Executive director, Greater Lowell Health Alliance
Today, when someone says “substance abuse,” the first thing many people think of is opiates. But there is another form of substance misuse and abuse that we as health professionals have been fighting for well over 30 years: alcohol.
Have we forgotten about the data presented in the 2015 Youth Behavioral Risk Factor Surveillance System? The federal report found that there was only a 1.8 percent decrease in the number of Massachusetts youths aged 12-20 who reported binge or excessive drinking or chronic drinking from 2010-2014. It also showed that Massachusetts’ rates in 2013-2014 were almost four percent above the national average. The “adult version” of the report found that 361,000 residents over the age of 21 reported excessive alcohol use.
Excessive drinking has serious consequences. One in three car accidents in the United States involves drunk driving, and according to American Health Rankings, an average of 2.5 million years of potential life were lost annually due to excessive drinking from 2006-2010. Binge drinking also puts a strain the economy. In 2010 the median cost of excessive drinking was about $5.6 billion in Massachusetts. Whether an individual participates in excessive drinking or not, we all pay.
So how do we reduce the excessive drinking rate and the drain on our wallets? One of the strategies recommended by a federal task force in 2015 was to increase the tax on alcohol. The research suggests that there is an indirect link between the cost of alcohol and the number of deaths and injuries that are related to alcohol use. Simply put, “for every 10 percent increase in price, alcohol consumption is expected to decrease by more than 7 percent,” the task force said.
Massachusetts’ alcohol tax rates are seventh-lowest in the country for beer, and 17th- and 19th- lowest for distilled spirits and wine, respectively. By raising the taxes, we could reduce excessive alcohol use and rates of mortality related to drunk driving.
The added state revenue from higher taxes could be directed to alcohol abuse prevention education and social-emotion wellness programs for young people. Alcoholism is a disorder, not a behavioral choice. By investing in programs that will teach children the skills they need to develop self-confidence, self-affrmation and self-efficacy, the community is directly investing in the potential of every child.
Owner, Kappy’s Fine Wines & Spirits, Everett
Next time you’re in New Hampshire, take a spin through one of the state liquor store parking lots and pay special attention to the number of Massachusetts license plates you see. Every time a Massachusetts resident shops in our neighboring state, the Commonwealth loses money through lower business and payroll taxes paid by Massachusetts businesses, and lower alcohol excise taxes collected from the Commonwealth’s liquor, wine, and beer wholesalers.
Now, Beacon Hill is entertaining a proposal to shift more revenue to New Hampshire, by raising alcohol excise taxes here in Massachusetts.
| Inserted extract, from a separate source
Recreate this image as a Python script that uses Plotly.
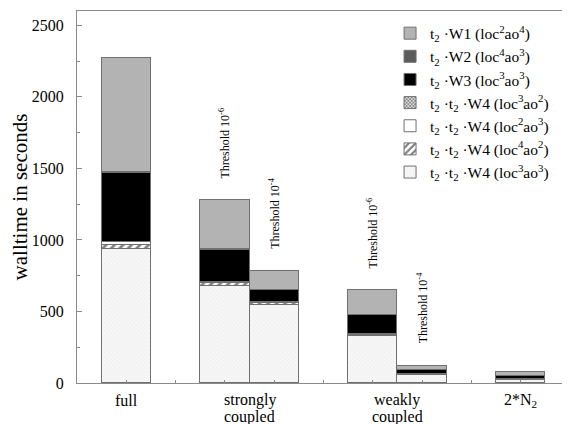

People heading over the border to shop is a longstanding problem for Massachusetts, but the state seems all too eager to not only exacerbate the problem but to do so on the backs of the Commonwealth’s lower-income residents, who tend to be the hardest hit by ultra-regressive taxes like excise taxes.
Taxes are termed “regressive” when they take a larger portion of the incomes of lower-income people than of wealthier ones. Alcohol and other so-called “sin” taxes are especially regressive because they target populations that have lower levels of income on average than the population at large.
Past efforts in Massachusetts to squeeze more tax revenue from alcohol sales have failed. For example, in 2009 the Legislature enacted a law to impose an additional tax on alcohol sales on top of the excise tax. Voters overturned that law in a statewide referendum in 2010, recognizing not only the inherent unfairness of adding a new tax on top of existing tax, but also the foolishness of creating incentives to export Massachusetts business and state revenue.
The fact is that the tax rate on alcohol in Massachusetts is just right the way it is. The Commonwealth enjoys a robust and competitive marketplace, and yet the current taxes and regulations governing the sale of alcohol have produced the nation’s second-best record on limiting driving under the influence, and one of the nation’s lowest death rate for fatalities resulting from DUI according to an analysis by BackgroundCheck.org. Proponents of an excise tax increase are well-meaning, and claim the increased revenue will provide additional services for residents of the Commonwealth. But there will be no increased revenue if taxes rise and people are increasingly forced to cross the state border to shop.